» INSTRUCTIONS TO FOLLOW
Exactly as written, write out the lines below from the first to the one containing "const absYTicks = [0,0.2,0.4,0.6,0.8,1];", inclusive. Pictures do not belong in the copy.
>> Start
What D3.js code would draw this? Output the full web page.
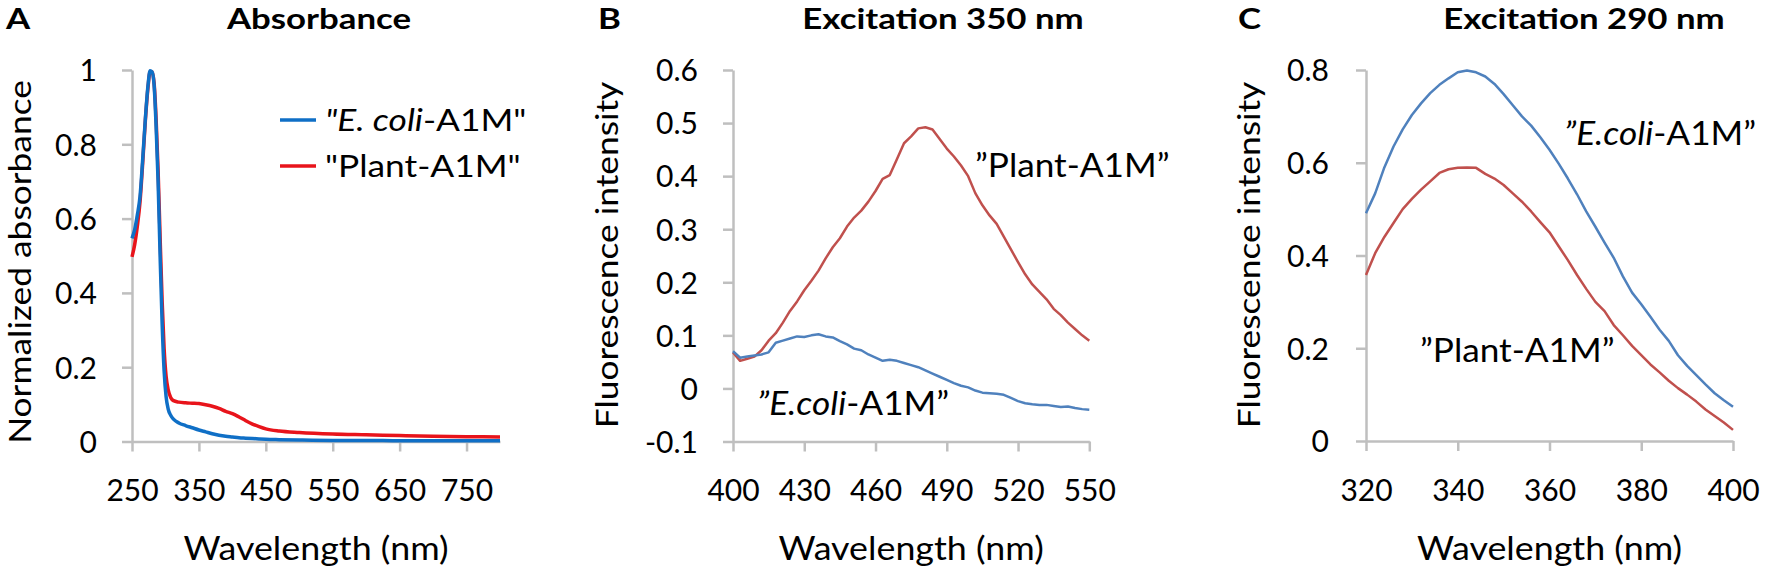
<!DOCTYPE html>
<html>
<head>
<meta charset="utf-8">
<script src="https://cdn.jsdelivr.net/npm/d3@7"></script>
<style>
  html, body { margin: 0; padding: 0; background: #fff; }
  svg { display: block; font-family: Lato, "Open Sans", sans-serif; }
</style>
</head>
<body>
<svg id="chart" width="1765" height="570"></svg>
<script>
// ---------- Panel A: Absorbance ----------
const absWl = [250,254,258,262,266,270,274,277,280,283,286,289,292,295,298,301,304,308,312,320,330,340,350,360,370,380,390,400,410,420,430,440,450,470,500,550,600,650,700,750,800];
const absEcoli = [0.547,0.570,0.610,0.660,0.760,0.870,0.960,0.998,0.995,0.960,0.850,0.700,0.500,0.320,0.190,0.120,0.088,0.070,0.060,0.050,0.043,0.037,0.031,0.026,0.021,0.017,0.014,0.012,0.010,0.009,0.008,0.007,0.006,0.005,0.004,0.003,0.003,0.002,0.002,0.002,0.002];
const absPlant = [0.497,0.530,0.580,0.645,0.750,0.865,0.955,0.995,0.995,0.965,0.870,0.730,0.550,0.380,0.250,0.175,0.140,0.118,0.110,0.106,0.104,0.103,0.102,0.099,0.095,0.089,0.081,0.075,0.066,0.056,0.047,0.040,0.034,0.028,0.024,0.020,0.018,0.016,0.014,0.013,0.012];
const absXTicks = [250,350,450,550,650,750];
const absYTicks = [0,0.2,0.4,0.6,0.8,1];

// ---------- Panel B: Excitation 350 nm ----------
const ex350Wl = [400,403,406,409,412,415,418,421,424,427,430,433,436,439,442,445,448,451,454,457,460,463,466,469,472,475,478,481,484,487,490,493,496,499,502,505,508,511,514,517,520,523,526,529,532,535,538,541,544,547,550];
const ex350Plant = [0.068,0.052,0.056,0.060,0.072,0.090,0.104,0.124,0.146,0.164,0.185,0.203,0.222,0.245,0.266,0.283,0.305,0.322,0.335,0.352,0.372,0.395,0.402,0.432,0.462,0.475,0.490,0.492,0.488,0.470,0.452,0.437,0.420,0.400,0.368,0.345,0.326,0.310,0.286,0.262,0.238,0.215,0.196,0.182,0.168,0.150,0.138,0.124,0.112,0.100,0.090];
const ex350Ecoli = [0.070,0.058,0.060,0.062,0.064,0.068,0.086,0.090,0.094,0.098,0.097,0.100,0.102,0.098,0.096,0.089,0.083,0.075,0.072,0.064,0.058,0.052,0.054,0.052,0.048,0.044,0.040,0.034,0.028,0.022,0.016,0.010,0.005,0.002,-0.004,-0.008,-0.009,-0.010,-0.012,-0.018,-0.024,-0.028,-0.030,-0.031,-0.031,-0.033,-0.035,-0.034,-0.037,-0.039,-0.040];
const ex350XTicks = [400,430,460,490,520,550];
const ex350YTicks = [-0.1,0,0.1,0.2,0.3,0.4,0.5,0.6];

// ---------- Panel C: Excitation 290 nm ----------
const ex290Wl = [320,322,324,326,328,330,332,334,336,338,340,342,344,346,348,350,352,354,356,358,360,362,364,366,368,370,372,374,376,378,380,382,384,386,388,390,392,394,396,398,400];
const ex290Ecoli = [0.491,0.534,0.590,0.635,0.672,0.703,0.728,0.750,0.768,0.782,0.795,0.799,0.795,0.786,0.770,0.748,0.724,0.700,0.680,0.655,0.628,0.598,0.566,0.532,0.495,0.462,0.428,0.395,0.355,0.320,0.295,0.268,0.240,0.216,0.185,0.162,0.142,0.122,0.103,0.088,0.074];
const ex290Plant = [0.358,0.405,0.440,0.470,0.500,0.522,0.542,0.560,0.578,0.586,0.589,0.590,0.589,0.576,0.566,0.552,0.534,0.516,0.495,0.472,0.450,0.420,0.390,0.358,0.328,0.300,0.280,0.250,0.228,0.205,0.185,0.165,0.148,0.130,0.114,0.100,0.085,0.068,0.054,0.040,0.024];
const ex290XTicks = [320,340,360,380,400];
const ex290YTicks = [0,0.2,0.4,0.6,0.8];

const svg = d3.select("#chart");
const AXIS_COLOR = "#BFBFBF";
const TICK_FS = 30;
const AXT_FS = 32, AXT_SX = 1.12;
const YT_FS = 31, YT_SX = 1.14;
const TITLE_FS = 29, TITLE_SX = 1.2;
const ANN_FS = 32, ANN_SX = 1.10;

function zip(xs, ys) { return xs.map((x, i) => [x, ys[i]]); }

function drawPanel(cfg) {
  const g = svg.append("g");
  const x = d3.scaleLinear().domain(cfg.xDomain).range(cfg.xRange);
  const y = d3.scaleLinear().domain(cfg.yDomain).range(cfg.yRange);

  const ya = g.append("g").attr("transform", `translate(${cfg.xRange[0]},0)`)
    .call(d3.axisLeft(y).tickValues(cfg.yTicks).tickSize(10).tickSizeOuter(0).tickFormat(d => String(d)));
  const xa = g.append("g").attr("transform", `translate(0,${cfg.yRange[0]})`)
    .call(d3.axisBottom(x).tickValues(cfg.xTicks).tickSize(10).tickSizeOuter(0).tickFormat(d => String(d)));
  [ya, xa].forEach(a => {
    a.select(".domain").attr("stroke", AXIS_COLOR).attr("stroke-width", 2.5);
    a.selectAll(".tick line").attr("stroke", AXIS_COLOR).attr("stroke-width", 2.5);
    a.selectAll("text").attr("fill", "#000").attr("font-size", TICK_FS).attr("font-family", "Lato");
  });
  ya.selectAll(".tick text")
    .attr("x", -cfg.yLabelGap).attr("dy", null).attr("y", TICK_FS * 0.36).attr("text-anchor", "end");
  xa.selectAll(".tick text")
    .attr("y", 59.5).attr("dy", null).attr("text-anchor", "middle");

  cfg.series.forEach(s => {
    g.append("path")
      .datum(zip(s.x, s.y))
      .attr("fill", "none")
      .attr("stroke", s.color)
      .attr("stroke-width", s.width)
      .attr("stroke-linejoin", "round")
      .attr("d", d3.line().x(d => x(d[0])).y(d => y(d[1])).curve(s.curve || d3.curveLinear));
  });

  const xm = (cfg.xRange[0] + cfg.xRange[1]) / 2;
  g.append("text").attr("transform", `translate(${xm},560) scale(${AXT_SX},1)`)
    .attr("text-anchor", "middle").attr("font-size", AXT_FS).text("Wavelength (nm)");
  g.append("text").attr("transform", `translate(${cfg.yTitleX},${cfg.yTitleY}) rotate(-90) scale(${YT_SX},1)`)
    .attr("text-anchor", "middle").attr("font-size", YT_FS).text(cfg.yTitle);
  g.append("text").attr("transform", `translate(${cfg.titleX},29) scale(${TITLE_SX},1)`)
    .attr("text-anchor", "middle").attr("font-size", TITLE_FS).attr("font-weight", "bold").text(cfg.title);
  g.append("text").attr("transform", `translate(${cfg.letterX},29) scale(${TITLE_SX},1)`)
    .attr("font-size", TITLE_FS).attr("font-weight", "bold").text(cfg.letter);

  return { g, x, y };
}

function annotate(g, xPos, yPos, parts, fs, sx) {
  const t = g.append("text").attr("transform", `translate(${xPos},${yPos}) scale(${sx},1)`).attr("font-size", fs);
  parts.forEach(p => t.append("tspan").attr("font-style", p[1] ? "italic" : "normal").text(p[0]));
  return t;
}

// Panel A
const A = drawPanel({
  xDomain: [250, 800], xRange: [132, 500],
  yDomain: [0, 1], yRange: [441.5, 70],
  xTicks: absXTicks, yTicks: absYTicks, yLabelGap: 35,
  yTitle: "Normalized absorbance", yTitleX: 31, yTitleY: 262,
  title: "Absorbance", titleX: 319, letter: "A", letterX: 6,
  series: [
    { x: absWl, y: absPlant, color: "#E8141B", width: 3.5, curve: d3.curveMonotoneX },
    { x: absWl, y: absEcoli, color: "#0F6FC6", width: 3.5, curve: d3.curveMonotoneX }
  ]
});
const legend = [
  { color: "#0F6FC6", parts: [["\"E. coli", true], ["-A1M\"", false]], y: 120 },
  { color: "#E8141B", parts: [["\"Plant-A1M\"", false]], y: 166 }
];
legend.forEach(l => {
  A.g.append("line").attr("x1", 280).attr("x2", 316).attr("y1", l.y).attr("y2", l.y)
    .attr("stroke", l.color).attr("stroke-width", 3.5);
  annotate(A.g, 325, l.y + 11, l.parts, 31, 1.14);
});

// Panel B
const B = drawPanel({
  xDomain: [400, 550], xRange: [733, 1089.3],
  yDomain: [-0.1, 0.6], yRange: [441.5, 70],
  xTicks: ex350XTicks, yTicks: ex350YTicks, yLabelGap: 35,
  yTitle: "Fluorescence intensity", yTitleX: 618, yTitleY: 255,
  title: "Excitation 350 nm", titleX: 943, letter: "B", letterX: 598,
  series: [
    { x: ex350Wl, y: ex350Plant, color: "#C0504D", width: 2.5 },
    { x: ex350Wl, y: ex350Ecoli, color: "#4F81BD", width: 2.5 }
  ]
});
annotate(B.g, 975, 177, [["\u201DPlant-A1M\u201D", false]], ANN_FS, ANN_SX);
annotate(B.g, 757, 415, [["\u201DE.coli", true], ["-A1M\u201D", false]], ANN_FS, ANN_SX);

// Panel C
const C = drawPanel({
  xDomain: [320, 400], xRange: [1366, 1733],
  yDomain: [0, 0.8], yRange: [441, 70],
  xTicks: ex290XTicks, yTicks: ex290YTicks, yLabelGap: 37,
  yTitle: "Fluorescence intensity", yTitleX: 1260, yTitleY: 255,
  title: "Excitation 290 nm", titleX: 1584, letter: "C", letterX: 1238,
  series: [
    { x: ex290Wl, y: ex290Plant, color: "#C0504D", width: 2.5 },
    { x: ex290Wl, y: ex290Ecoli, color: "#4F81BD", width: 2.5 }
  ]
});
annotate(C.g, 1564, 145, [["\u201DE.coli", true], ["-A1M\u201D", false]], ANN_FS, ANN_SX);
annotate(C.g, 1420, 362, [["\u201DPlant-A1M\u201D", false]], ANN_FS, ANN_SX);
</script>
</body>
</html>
>> End
» RESULT OF THIS TASK
What D3.js code would draw this? Output the full web page.
<!DOCTYPE html>
<html>
<head>
<meta charset="utf-8">
<script src="https://cdn.jsdelivr.net/npm/d3@7"></script>
<style>
  html, body { margin: 0; padding: 0; background: #fff; }
  svg { display: block; font-family: Lato, "Open Sans", sans-serif; }
</style>
</head>
<body>
<svg id="chart" width="1765" height="570"></svg>
<script>
// ---------- Panel A: Absorbance ----------
const absWl = [250,254,258,262,266,270,274,277,280,283,286,289,292,295,298,301,304,308,312,320,330,340,350,360,370,380,390,400,410,420,430,440,450,470,500,550,600,650,700,750,800];
const absEcoli = [0.547,0.570,0.610,0.660,0.760,0.870,0.960,0.998,0.995,0.960,0.850,0.700,0.500,0.320,0.190,0.120,0.088,0.070,0.060,0.050,0.043,0.037,0.031,0.026,0.021,0.017,0.014,0.012,0.010,0.009,0.008,0.007,0.006,0.005,0.004,0.003,0.003,0.002,0.002,0.002,0.002];
const absPlant = [0.497,0.530,0.580,0.645,0.750,0.865,0.955,0.995,0.995,0.965,0.870,0.730,0.550,0.380,0.250,0.175,0.140,0.118,0.110,0.106,0.104,0.103,0.102,0.099,0.095,0.089,0.081,0.075,0.066,0.056,0.047,0.040,0.034,0.028,0.024,0.020,0.018,0.016,0.014,0.013,0.012];
const absXTicks = [250,350,450,550,650,750];
const absYTicks = [0,0.2,0.4,0.6,0.8,1];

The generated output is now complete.